Copy the data that follows, character for character, minus the pictures.
- - - - - - -
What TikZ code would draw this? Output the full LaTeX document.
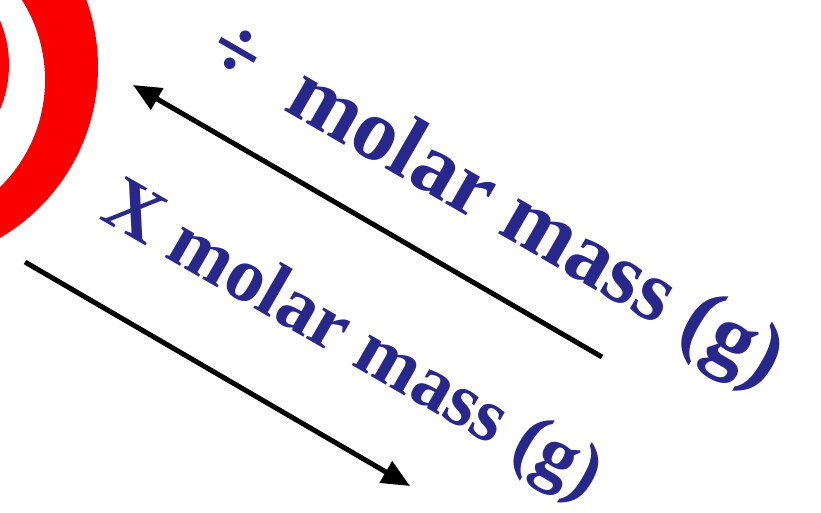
\documentclass[tikz,border=0pt]{standalone}
\usepackage{fontspec}
\setmainfont{Liberation Serif}
\usetikzlibrary{arrows.meta}
\definecolor{ink}{RGB}{40,40,140}
\definecolor{ring}{RGB}{250,0,0}
\tikzset{
  lbl/.style={text=ink,font=\bfseries\fontsize{#1}{#1}\selectfont,rotate=-30,anchor=base east,inner sep=0pt},
  arr/.style={-{Triangle[length=28pt,width=24pt]},line width=5pt,draw=black},
}
\begin{document}
\begin{tikzpicture}[x=1pt,y=-1pt]
  \useasboundingbox (0,0) rectangle (821,513);
  \fill[white] (0,0) rectangle (821,513);
  % target rings, cut by the left edge
  \begin{scope}
    \clip (0,0) rectangle (821,513);
    \fill[ring,even odd rule] (-100,67) circle[radius=198pt] (-105,80) circle[radius=150pt];
    \fill[ring] (-105,65) circle[radius=114pt];
  \end{scope}
  % labels
  \node[lbl=88] (divText) at (765,388) {÷\hspace{0.25em} molar mass (g)};
  \node[lbl=77] (timesText) at (586,500) {X molar mass (g)};
  % arrows
  \coordinate (upTail) at (602,357);
  \coordinate (upTip) at (133,85);
  \coordinate (downTail) at (25,262);
  \coordinate (downTip) at (410,486);
  \draw[arr] (upTail) -- (upTip);
  \draw[arr] (downTail) -- (downTip);
\end{tikzpicture}
\end{document}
- - - - - - -
* [FULL RESPONSE]:
What TikZ code would draw this? Output the full LaTeX document.
\documentclass[tikz,border=0pt]{standalone}
\usepackage{fontspec}
\setmainfont{Liberation Serif}
\usetikzlibrary{arrows.meta}
\definecolor{ink}{RGB}{40,40,140}
\definecolor{ring}{RGB}{250,0,0}
\tikzset{
  lbl/.style={text=ink,font=\bfseries\fontsize{#1}{#1}\selectfont,rotate=-30,anchor=base east,inner sep=0pt},
  arr/.style={-{Triangle[length=28pt,width=24pt]},line width=5pt,draw=black},
}
\begin{document}
\begin{tikzpicture}[x=1pt,y=-1pt]
  \useasboundingbox (0,0) rectangle (821,513);
  \fill[white] (0,0) rectangle (821,513);
  % target rings, cut by the left edge
  \begin{scope}
    \clip (0,0) rectangle (821,513);
    \fill[ring,even odd rule] (-100,67) circle[radius=198pt] (-105,80) circle[radius=150pt];
    \fill[ring] (-105,65) circle[radius=114pt];
  \end{scope}
  % labels
  \node[lbl=88] (divText) at (765,388) {÷\hspace{0.25em} molar mass (g)};
  \node[lbl=77] (timesText) at (586,500) {X molar mass (g)};
  % arrows
  \coordinate (upTail) at (602,357);
  \coordinate (upTip) at (133,85);
  \coordinate (downTail) at (25,262);
  \coordinate (downTip) at (410,486);
  \draw[arr] (upTail) -- (upTip);
  \draw[arr] (downTail) -- (downTip);
\end{tikzpicture}
\end{document}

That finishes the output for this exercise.